Taxa de internações por arma de fogo. Brasil e regiões, 2015-2024 (por 100 mil hab.)
A pesquisa também traz um retrato dos estados brasileiros, Ceará, Amapá e Piauí se destacam com a maior demanda por internações. Alguns estados apresentam taxas de óbitos muito superiores às de internações, como é o caso do Maranhão, Pernambuco, Mato Grosso, Amazonas e Goiás. Nesses estados as diferenças são de quatro a cinco vezes mais óbitos do que internações, o que pode refletir a maior gravidade da violência armada local e da mortalidade decorrente da falta de assistência hospitalar imediata, com impacto ainda nos estados limítrofes que podem absorver parte dessas internações.
“Em 25 das 27 unidades da federação, a taxa de óbitos por arma de fogo é maior do que a taxa de internação, o que indica o quão alta é violência armada no país e o tamanho da lacuna da disponibilidade de recursos no sistema de saúde, em alguns estados essa diferença entre hospitalização e morte é 4 a 5 vezes maior”, diz Carolina. “Porém, o impacto na saúde vai muito além dos gastos com internações: nas comunidades violentadas pelas disputas entre grupos armados, a violência armada afeta o acesso às unidades de saúde que podem ter que fechar em situações de insegurança, a saúde mental dos profissionais impacta na sua rotatividade e o consumo desses recursos reduz ainda mais a capacidade de atendimento à população”.
Dimensionando os custos
O custo médio de uma internação para tratamento de lesão por arma de fogo foi de R$ 2.680,00 em 2024. Esse valor foi 159% maior do que o gasto federal com saúde per capita no mesmo ano, que foi de R$ 1.033,57. Os gastos direcionados ao tratamento das vítimas consomem recursos que poderiam ser investidos em outros procedimentos. Com o valor gastos em 2024, poderiam ser realizados, por exemplo:
– 42,3 milhões de testes de HIV
– 10,3 milhões de hemogramas completos
– 4,5 milhões de radiografias de tórax
– 74 mil sessões de quimioterapia para tratamento do câncer de mama
– 39,8 mil sessões de quimioterapia para tratamento do câncer de próstata
– 77,5 mil partos cesáreos
– 1,7 milhão ultrassonografias obstétricas
Recomendações
A pesquisa evidencia que a violência armada, profundamente associada às desigualdades estruturais da sociedade brasileira, deve ser compreendida como um grave problema de saúde pública. Nesse cenário, torna-se imprescindível fortalecer os mecanismos de controle de armas, tanto legais quanto ilegais, por meio do enfrentamento efetivo ao tráfico e da manutenção de normas de acesso responsáveis. Além disso, é necessário ampliar a produção de informações qualificadas que permitam um diagnóstico mais preciso da situação, abrangendo desde a atenção primária até o atendimento ambulatorial, além de expandir a proteção e o cuidado aos profissionais que atuam em áreas críticas.
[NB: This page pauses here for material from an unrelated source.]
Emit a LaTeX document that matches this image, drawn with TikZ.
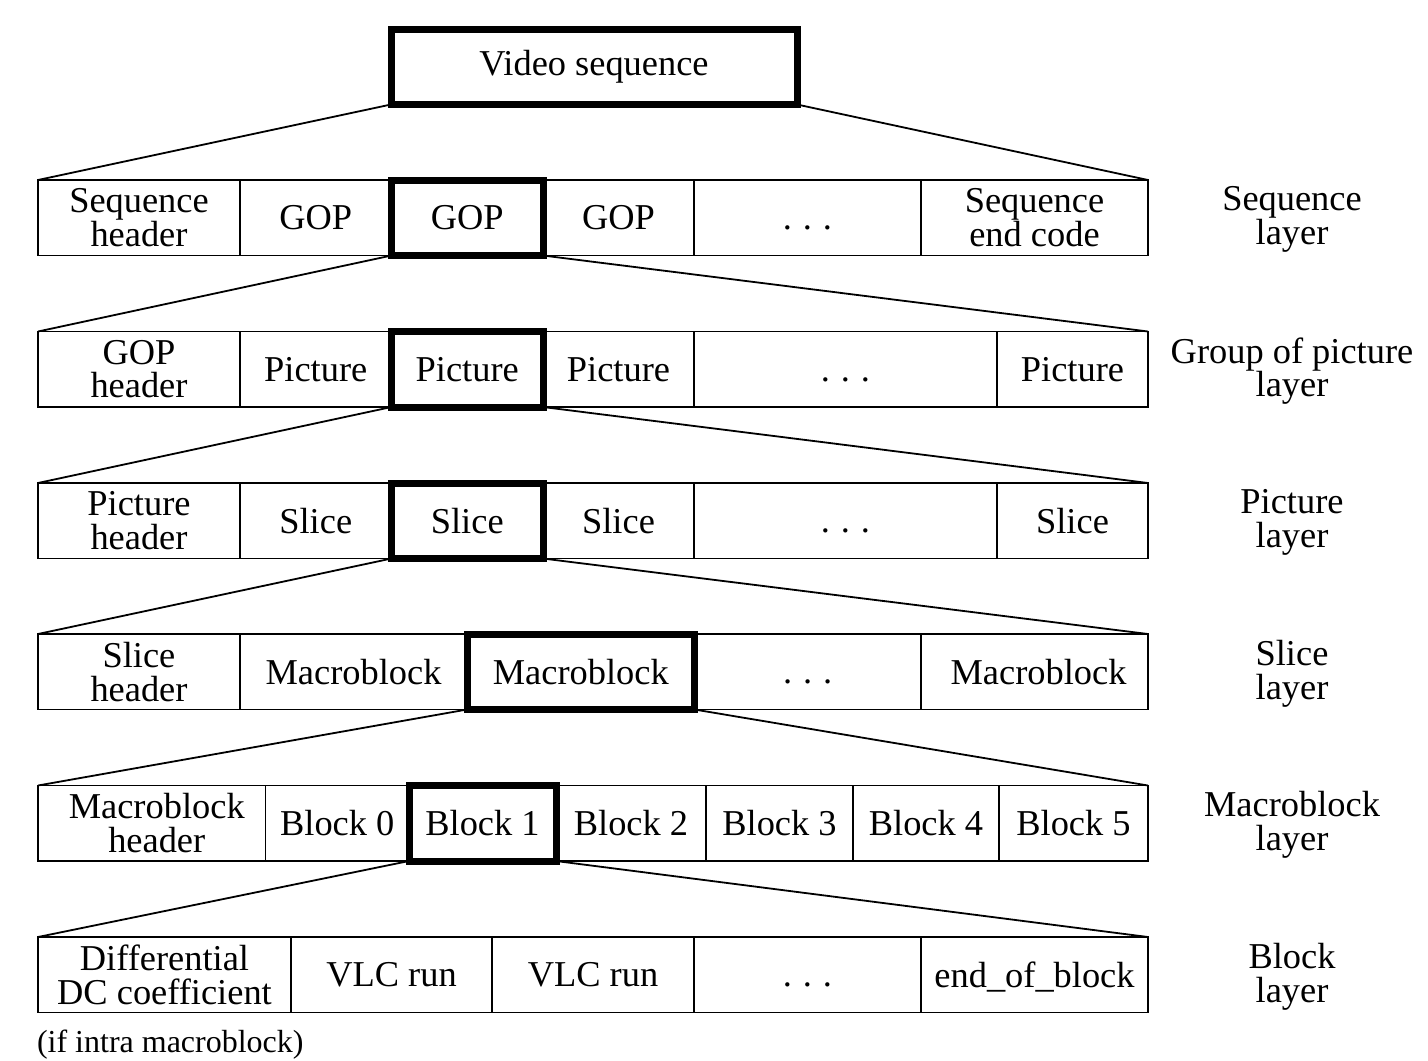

“As áreas da saúde e da segurança precisam atuar de modo articulado na promoção de políticas públicas de prevenção e enfrentamento à violência armada. Sem isso, o país seguirá pagando uma conta alta, recorrente e socialmente injusta”, diz Carolina Ricardo. Fonte: Assessoria de Comunicação do Instituto Sou da Paz / Wigde Arcangelo.